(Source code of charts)
-- -- --
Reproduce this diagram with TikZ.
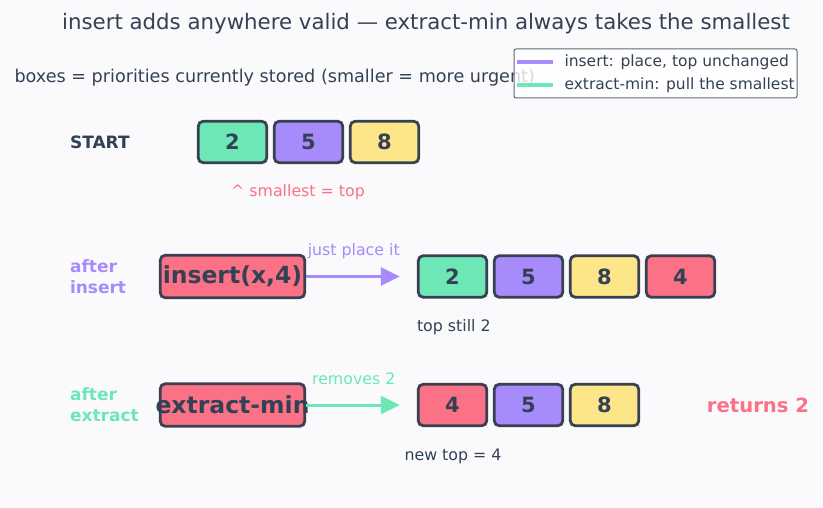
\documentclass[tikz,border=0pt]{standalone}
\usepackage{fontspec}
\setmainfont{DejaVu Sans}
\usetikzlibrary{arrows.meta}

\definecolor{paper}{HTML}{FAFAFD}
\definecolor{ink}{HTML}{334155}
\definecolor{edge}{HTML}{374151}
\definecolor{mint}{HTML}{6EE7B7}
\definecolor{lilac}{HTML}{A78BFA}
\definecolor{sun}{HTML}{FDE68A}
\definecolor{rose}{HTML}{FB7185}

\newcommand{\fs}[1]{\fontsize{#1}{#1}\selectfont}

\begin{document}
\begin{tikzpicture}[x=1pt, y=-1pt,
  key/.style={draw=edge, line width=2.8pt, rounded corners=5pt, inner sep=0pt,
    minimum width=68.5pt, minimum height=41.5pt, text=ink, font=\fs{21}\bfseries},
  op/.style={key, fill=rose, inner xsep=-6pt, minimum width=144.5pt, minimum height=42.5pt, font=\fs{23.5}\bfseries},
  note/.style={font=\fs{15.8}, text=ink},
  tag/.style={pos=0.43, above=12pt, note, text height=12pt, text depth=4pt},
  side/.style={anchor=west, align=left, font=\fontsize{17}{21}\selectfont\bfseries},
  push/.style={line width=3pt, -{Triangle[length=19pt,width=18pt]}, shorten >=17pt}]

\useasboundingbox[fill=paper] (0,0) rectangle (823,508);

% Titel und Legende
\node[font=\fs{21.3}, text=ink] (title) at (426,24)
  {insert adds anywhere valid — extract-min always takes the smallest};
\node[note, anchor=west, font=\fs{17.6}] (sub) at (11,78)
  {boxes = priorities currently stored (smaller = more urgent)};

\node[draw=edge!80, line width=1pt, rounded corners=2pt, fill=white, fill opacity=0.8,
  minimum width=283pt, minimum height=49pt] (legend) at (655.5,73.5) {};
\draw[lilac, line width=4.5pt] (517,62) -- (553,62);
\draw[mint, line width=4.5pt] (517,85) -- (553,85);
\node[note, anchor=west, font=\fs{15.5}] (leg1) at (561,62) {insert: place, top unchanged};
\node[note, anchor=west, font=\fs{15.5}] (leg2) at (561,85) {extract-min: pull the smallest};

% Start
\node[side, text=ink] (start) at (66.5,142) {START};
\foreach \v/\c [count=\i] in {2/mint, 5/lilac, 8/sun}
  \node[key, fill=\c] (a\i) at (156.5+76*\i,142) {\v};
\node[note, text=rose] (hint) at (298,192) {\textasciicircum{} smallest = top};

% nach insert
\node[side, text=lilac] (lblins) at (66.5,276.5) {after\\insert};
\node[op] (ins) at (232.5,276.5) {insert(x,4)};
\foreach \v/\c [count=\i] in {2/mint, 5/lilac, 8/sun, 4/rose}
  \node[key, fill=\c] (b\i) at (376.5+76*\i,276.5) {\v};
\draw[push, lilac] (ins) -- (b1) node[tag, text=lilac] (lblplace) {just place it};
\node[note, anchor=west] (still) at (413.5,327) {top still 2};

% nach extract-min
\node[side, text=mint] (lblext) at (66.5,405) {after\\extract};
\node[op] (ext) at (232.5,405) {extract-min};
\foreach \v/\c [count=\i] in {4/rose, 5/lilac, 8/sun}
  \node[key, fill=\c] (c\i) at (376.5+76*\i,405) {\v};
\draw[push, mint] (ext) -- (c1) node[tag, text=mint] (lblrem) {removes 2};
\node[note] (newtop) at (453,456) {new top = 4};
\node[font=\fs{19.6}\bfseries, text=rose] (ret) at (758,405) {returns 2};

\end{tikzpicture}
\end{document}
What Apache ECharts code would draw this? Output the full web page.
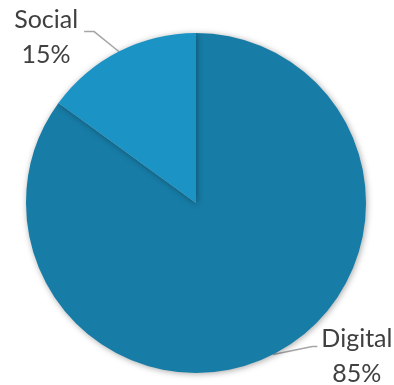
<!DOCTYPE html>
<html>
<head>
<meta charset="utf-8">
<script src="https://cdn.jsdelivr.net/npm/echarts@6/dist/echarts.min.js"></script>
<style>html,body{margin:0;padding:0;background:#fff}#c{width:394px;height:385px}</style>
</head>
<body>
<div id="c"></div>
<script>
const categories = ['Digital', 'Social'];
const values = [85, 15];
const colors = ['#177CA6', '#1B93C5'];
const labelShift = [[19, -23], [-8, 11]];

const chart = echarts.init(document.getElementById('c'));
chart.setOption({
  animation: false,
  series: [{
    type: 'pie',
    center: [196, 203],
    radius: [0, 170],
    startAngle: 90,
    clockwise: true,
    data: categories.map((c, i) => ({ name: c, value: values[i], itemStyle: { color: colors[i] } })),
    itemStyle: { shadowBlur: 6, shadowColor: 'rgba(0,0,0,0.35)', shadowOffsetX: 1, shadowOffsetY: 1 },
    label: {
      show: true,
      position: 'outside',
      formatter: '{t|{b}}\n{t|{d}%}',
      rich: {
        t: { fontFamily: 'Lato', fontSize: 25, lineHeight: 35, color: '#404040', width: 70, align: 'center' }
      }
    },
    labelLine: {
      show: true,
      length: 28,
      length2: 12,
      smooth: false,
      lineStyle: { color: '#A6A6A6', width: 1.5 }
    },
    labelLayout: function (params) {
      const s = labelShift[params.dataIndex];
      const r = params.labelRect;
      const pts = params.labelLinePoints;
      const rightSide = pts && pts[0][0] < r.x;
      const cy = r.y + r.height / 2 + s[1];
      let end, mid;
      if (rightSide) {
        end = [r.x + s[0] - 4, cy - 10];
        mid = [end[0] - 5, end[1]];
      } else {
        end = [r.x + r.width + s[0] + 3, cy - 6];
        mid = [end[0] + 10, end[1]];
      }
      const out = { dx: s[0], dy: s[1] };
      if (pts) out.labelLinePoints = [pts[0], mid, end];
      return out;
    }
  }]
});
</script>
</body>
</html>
-- -- --
**Exercise requirements:** Return each line among the entries that holds the word "this".

**Written solution:**
Reproduce this diagram with TikZ.
What Apache ECharts code would draw this? Output the full web page.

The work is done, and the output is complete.